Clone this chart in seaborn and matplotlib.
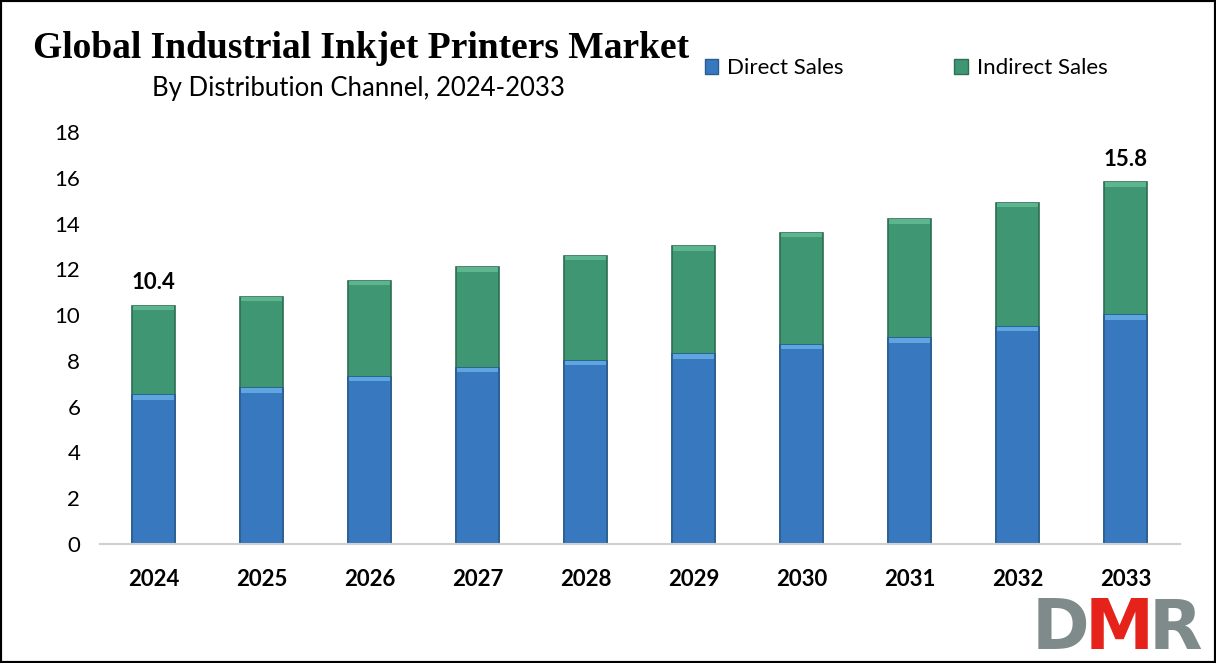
import matplotlib
matplotlib.use("Agg")
import matplotlib.pyplot as plt
import seaborn as sns
import pandas as pd
from matplotlib.patches import Rectangle, Patch

years = ["2024", "2025", "2026", "2027", "2028", "2029", "2030", "2031", "2032", "2033"]
direct_sales = [6.5, 6.8, 7.3, 7.7, 8.0, 8.3, 8.7, 9.0, 9.5, 10.0]
indirect_sales = [3.9, 4.0, 4.2, 4.4, 4.6, 4.7, 4.9, 5.2, 5.4, 5.8]
labelled = {"2024": "10.4", "2033": "15.8"}
yticks = [0, 2, 4, 6, 8, 10, 12, 14, 16, 18]

df = pd.DataFrame({"year": years, "direct": direct_sales, "indirect": indirect_sales})
df["total"] = df["direct"] + df["indirect"]

sns.set_theme(style="white")
plt.rcParams["font.family"] = ["Lato", "DejaVu Sans"]
plt.rcParams["text.color"] = "black"

fig = plt.figure(figsize=(12.16, 6.63), dpi=100)
ax = fig.add_axes([0.082, 0.1795, 0.888, 0.6215])

blue = "#3878BF"
green = "#3F9673"
sns.barplot(data=df, x="year", y="total", color=green, width=0.4, ax=ax,
            edgecolor="#2E6E52", linewidth=1.2, saturation=1)
sns.barplot(data=df, x="year", y="direct", color=blue, width=0.4, ax=ax,
            edgecolor="#2A5C94", linewidth=1.2, saturation=1)

# bevel highlight strips
for i, (d, t) in enumerate(zip(df["direct"], df["total"])):
    ax.bar(i, 0.2, bottom=d - 0.2, width=0.38, color="#5FA5E0", linewidth=0, zorder=3)
    ax.bar(i, 0.2, bottom=t - 0.2, width=0.38, color="#5DB58F", linewidth=0, zorder=3)

for i, y in enumerate(years):
    if y in labelled:
        ax.annotate(labelled[y], (i, df["total"][i]), xytext=(0, 9), textcoords="offset points",
                    ha="center", va="bottom", fontsize=16, fontweight="bold", color="black")

ax.set_ylim(0, 18)
ax.set_yticks(yticks)
ax.set_xlim(-0.5, 9.5)
ax.set_xlabel("")
ax.set_ylabel("")
for s in ["top", "right", "left"]:
    ax.spines[s].set_visible(False)
ax.spines["bottom"].set_color("#D0D0D0")
ax.spines["bottom"].set_linewidth(1.5)
ax.tick_params(axis="y", labelsize=16, length=0, pad=14, colors="black")
ax.tick_params(axis="x", labelsize=16, length=0, pad=18, colors="black")
for lab in ax.get_xticklabels():
    lab.set_fontweight("bold")

# legend
handles = [Patch(facecolor=blue, edgecolor="#2A5C94"), Patch(facecolor=green, edgecolor="#2E6E52")]
fig.legend(handles, ["Direct Sales", "Indirect Sales"], loc="center left",
           bbox_to_anchor=(0.563, 0.897), ncol=2, frameon=False, fontsize=16,
           handlelength=0.6, handleheight=0.6, handletextpad=0.4, columnspacing=5.0)

fig.text(0.027, 0.927, "Global Industrial Inkjet Printers Market", fontsize=27, fontweight="bold",
         family="Liberation Serif", ha="left", va="center", color="black")
fig.text(0.295, 0.867, "By Distribution Channel, 2024-2033", fontsize=18.5, ha="center", va="center",
         color="black")

# logo
fig.text(0.848, 0.0, "D", fontsize=50, fontweight="bold", color="#7F8A8A", ha="left", va="bottom",
         family="DejaVu Sans")
fig.text(0.892, 0.0, "M", fontsize=50, fontweight="bold", color="#E5231B", ha="left", va="bottom",
         family="DejaVu Sans")
fig.text(0.945, 0.0, "R", fontsize=50, fontweight="bold", color="#7F8A8A", ha="left", va="bottom",
         family="DejaVu Sans")

fig.patches.append(Rectangle((0, 0), 1, 1, transform=fig.transFigure, fill=False,
                             edgecolor="black", linewidth=3, zorder=10))

fig.savefig("out.png", dpi=100)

= = = = = = =

### Task prompt:
Write the material out again exactly as it appears, dropping the pictures.

### Output for this task:
Clone this chart in seaborn and matplotlib.
import matplotlib
matplotlib.use("Agg")
import matplotlib.pyplot as plt
import seaborn as sns
import pandas as pd
from matplotlib.patches import Rectangle, Patch

years = ["2024", "2025", "2026", "2027", "2028", "2029", "2030", "2031", "2032", "2033"]
direct_sales = [6.5, 6.8, 7.3, 7.7, 8.0, 8.3, 8.7, 9.0, 9.5, 10.0]
indirect_sales = [3.9, 4.0, 4.2, 4.4, 4.6, 4.7, 4.9, 5.2, 5.4, 5.8]
labelled = {"2024": "10.4", "2033": "15.8"}
yticks = [0, 2, 4, 6, 8, 10, 12, 14, 16, 18]

df = pd.DataFrame({"year": years, "direct": direct_sales, "indirect": indirect_sales})
df["total"] = df["direct"] + df["indirect"]

sns.set_theme(style="white")
plt.rcParams["font.family"] = ["Lato", "DejaVu Sans"]
plt.rcParams["text.color"] = "black"

fig = plt.figure(figsize=(12.16, 6.63), dpi=100)
ax = fig.add_axes([0.082, 0.1795, 0.888, 0.6215])

blue = "#3878BF"
green = "#3F9673"
sns.barplot(data=df, x="year", y="total", color=green, width=0.4, ax=ax,
            edgecolor="#2E6E52", linewidth=1.2, saturation=1)
sns.barplot(data=df, x="year", y="direct", color=blue, width=0.4, ax=ax,
            edgecolor="#2A5C94", linewidth=1.2, saturation=1)

# bevel highlight strips
for i, (d, t) in enumerate(zip(df["direct"], df["total"])):
    ax.bar(i, 0.2, bottom=d - 0.2, width=0.38, color="#5FA5E0", linewidth=0, zorder=3)
    ax.bar(i, 0.2, bottom=t - 0.2, width=0.38, color="#5DB58F", linewidth=0, zorder=3)

for i, y in enumerate(years):
    if y in labelled:
        ax.annotate(labelled[y], (i, df["total"][i]), xytext=(0, 9), textcoords="offset points",
                    ha="center", va="bottom", fontsize=16, fontweight="bold", color="black")

ax.set_ylim(0, 18)
ax.set_yticks(yticks)
ax.set_xlim(-0.5, 9.5)
ax.set_xlabel("")
ax.set_ylabel("")
for s in ["top", "right", "left"]:
    ax.spines[s].set_visible(False)
ax.spines["bottom"].set_color("#D0D0D0")
ax.spines["bottom"].set_linewidth(1.5)
ax.tick_params(axis="y", labelsize=16, length=0, pad=14, colors="black")
ax.tick_params(axis="x", labelsize=16, length=0, pad=18, colors="black")
for lab in ax.get_xticklabels():
    lab.set_fontweight("bold")

# legend
handles = [Patch(facecolor=blue, edgecolor="#2A5C94"), Patch(facecolor=green, edgecolor="#2E6E52")]
fig.legend(handles, ["Direct Sales", "Indirect Sales"], loc="center left",
           bbox_to_anchor=(0.563, 0.897), ncol=2, frameon=False, fontsize=16,
           handlelength=0.6, handleheight=0.6, handletextpad=0.4, columnspacing=5.0)

fig.text(0.027, 0.927, "Global Industrial Inkjet Printers Market", fontsize=27, fontweight="bold",
         family="Liberation Serif", ha="left", va="center", color="black")
fig.text(0.295, 0.867, "By Distribution Channel, 2024-2033", fontsize=18.5, ha="center", va="center",
         color="black")

# logo
fig.text(0.848, 0.0, "D", fontsize=50, fontweight="bold", color="#7F8A8A", ha="left", va="bottom",
         family="DejaVu Sans")
fig.text(0.892, 0.0, "M", fontsize=50, fontweight="bold", color="#E5231B", ha="left", va="bottom",
         family="DejaVu Sans")
fig.text(0.945, 0.0, "R", fontsize=50, fontweight="bold", color="#7F8A8A", ha="left", va="bottom",
         family="DejaVu Sans")

fig.patches.append(Rectangle((0, 0), 1, 1, transform=fig.transFigure, fill=False,
                             edgecolor="black", linewidth=3, zorder=10))

fig.savefig("out.png", dpi=100)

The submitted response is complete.